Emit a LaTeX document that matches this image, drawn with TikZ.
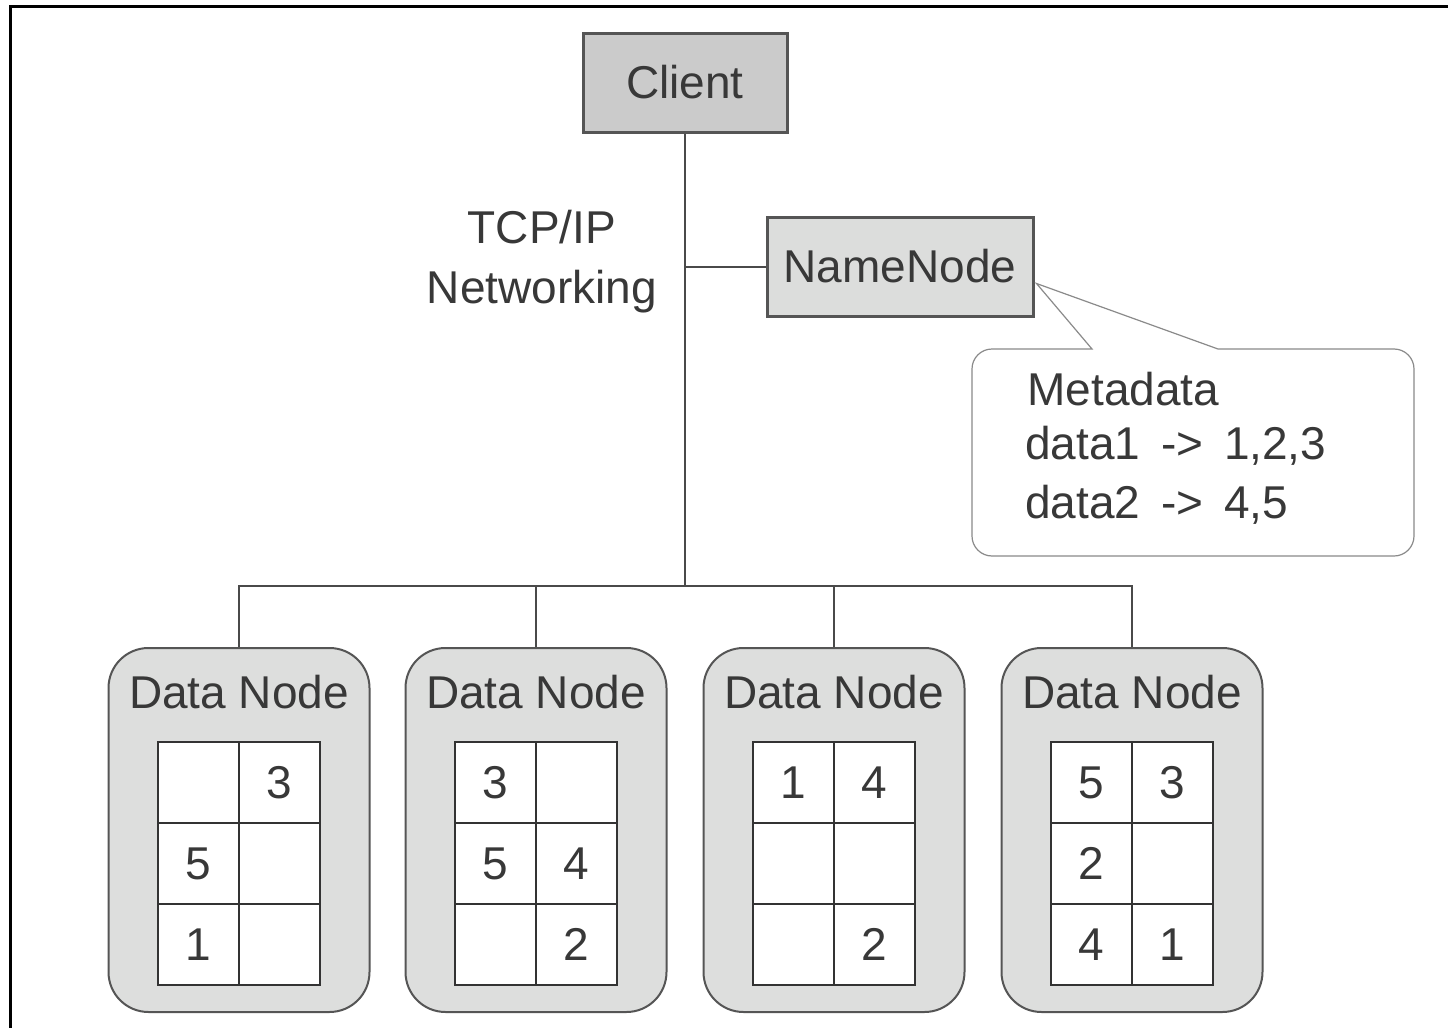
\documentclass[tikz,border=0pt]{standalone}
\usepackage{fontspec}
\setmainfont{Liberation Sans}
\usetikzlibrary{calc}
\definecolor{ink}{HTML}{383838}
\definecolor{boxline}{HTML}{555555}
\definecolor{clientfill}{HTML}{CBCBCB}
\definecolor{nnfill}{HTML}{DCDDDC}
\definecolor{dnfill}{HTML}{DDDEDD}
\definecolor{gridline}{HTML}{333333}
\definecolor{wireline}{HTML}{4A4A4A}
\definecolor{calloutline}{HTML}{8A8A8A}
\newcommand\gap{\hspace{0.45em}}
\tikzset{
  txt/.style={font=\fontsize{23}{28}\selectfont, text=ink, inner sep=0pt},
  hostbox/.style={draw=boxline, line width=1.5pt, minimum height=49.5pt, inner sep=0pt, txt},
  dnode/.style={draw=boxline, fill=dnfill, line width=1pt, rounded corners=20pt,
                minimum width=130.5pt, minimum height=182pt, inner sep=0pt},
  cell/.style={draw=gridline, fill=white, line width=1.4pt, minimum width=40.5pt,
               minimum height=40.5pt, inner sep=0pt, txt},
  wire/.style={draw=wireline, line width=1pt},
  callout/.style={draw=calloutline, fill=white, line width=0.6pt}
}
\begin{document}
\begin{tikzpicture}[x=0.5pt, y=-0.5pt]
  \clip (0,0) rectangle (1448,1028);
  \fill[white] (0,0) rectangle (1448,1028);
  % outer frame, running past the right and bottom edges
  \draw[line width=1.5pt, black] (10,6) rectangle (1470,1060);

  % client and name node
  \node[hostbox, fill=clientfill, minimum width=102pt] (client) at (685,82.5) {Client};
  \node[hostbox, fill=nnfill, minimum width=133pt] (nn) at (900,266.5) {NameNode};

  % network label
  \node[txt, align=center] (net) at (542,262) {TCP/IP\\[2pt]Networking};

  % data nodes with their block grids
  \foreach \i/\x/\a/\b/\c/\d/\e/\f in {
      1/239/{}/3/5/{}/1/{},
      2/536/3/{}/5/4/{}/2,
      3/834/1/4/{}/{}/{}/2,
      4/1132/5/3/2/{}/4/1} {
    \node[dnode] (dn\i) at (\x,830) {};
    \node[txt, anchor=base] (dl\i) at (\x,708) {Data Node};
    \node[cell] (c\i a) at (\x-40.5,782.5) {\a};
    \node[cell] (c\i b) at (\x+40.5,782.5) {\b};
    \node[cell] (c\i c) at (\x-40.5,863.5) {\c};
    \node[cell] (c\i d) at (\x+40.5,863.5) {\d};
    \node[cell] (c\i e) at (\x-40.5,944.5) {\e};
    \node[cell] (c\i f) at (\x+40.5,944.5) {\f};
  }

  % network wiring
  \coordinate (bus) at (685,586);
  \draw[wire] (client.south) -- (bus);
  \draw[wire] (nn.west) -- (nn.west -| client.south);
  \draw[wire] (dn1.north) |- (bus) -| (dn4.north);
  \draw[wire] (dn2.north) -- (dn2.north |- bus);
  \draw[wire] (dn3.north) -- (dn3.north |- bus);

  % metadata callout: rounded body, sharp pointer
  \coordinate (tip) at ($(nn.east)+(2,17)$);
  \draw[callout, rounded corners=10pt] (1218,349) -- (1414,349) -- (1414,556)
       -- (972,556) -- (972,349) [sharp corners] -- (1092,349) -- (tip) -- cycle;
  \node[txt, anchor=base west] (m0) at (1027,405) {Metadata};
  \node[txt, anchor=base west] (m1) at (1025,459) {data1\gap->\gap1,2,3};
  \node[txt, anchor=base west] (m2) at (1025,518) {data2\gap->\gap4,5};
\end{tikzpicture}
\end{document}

= YOUR OBJECTIVE =
All the lines above are to be reproduced exactly, except the pictures.

= FINAL ANSWER =
Emit a LaTeX document that matches this image, drawn with TikZ.
\documentclass[tikz,border=0pt]{standalone}
\usepackage{fontspec}
\setmainfont{Liberation Sans}
\usetikzlibrary{calc}
\definecolor{ink}{HTML}{383838}
\definecolor{boxline}{HTML}{555555}
\definecolor{clientfill}{HTML}{CBCBCB}
\definecolor{nnfill}{HTML}{DCDDDC}
\definecolor{dnfill}{HTML}{DDDEDD}
\definecolor{gridline}{HTML}{333333}
\definecolor{wireline}{HTML}{4A4A4A}
\definecolor{calloutline}{HTML}{8A8A8A}
\newcommand\gap{\hspace{0.45em}}
\tikzset{
  txt/.style={font=\fontsize{23}{28}\selectfont, text=ink, inner sep=0pt},
  hostbox/.style={draw=boxline, line width=1.5pt, minimum height=49.5pt, inner sep=0pt, txt},
  dnode/.style={draw=boxline, fill=dnfill, line width=1pt, rounded corners=20pt,
                minimum width=130.5pt, minimum height=182pt, inner sep=0pt},
  cell/.style={draw=gridline, fill=white, line width=1.4pt, minimum width=40.5pt,
               minimum height=40.5pt, inner sep=0pt, txt},
  wire/.style={draw=wireline, line width=1pt},
  callout/.style={draw=calloutline, fill=white, line width=0.6pt}
}
\begin{document}
\begin{tikzpicture}[x=0.5pt, y=-0.5pt]
  \clip (0,0) rectangle (1448,1028);
  \fill[white] (0,0) rectangle (1448,1028);
  % outer frame, running past the right and bottom edges
  \draw[line width=1.5pt, black] (10,6) rectangle (1470,1060);

  % client and name node
  \node[hostbox, fill=clientfill, minimum width=102pt] (client) at (685,82.5) {Client};
  \node[hostbox, fill=nnfill, minimum width=133pt] (nn) at (900,266.5) {NameNode};

  % network label
  \node[txt, align=center] (net) at (542,262) {TCP/IP\\[2pt]Networking};

  % data nodes with their block grids
  \foreach \i/\x/\a/\b/\c/\d/\e/\f in {
      1/239/{}/3/5/{}/1/{},
      2/536/3/{}/5/4/{}/2,
      3/834/1/4/{}/{}/{}/2,
      4/1132/5/3/2/{}/4/1} {
    \node[dnode] (dn\i) at (\x,830) {};
    \node[txt, anchor=base] (dl\i) at (\x,708) {Data Node};
    \node[cell] (c\i a) at (\x-40.5,782.5) {\a};
    \node[cell] (c\i b) at (\x+40.5,782.5) {\b};
    \node[cell] (c\i c) at (\x-40.5,863.5) {\c};
    \node[cell] (c\i d) at (\x+40.5,863.5) {\d};
    \node[cell] (c\i e) at (\x-40.5,944.5) {\e};
    \node[cell] (c\i f) at (\x+40.5,944.5) {\f};
  }

  % network wiring
  \coordinate (bus) at (685,586);
  \draw[wire] (client.south) -- (bus);
  \draw[wire] (nn.west) -- (nn.west -| client.south);
  \draw[wire] (dn1.north) |- (bus) -| (dn4.north);
  \draw[wire] (dn2.north) -- (dn2.north |- bus);
  \draw[wire] (dn3.north) -- (dn3.north |- bus);

  % metadata callout: rounded body, sharp pointer
  \coordinate (tip) at ($(nn.east)+(2,17)$);
  \draw[callout, rounded corners=10pt] (1218,349) -- (1414,349) -- (1414,556)
       -- (972,556) -- (972,349) [sharp corners] -- (1092,349) -- (tip) -- cycle;
  \node[txt, anchor=base west] (m0) at (1027,405) {Metadata};
  \node[txt, anchor=base west] (m1) at (1025,459) {data1\gap->\gap1,2,3};
  \node[txt, anchor=base west] (m2) at (1025,518) {data2\gap->\gap4,5};
\end{tikzpicture}
\end{document}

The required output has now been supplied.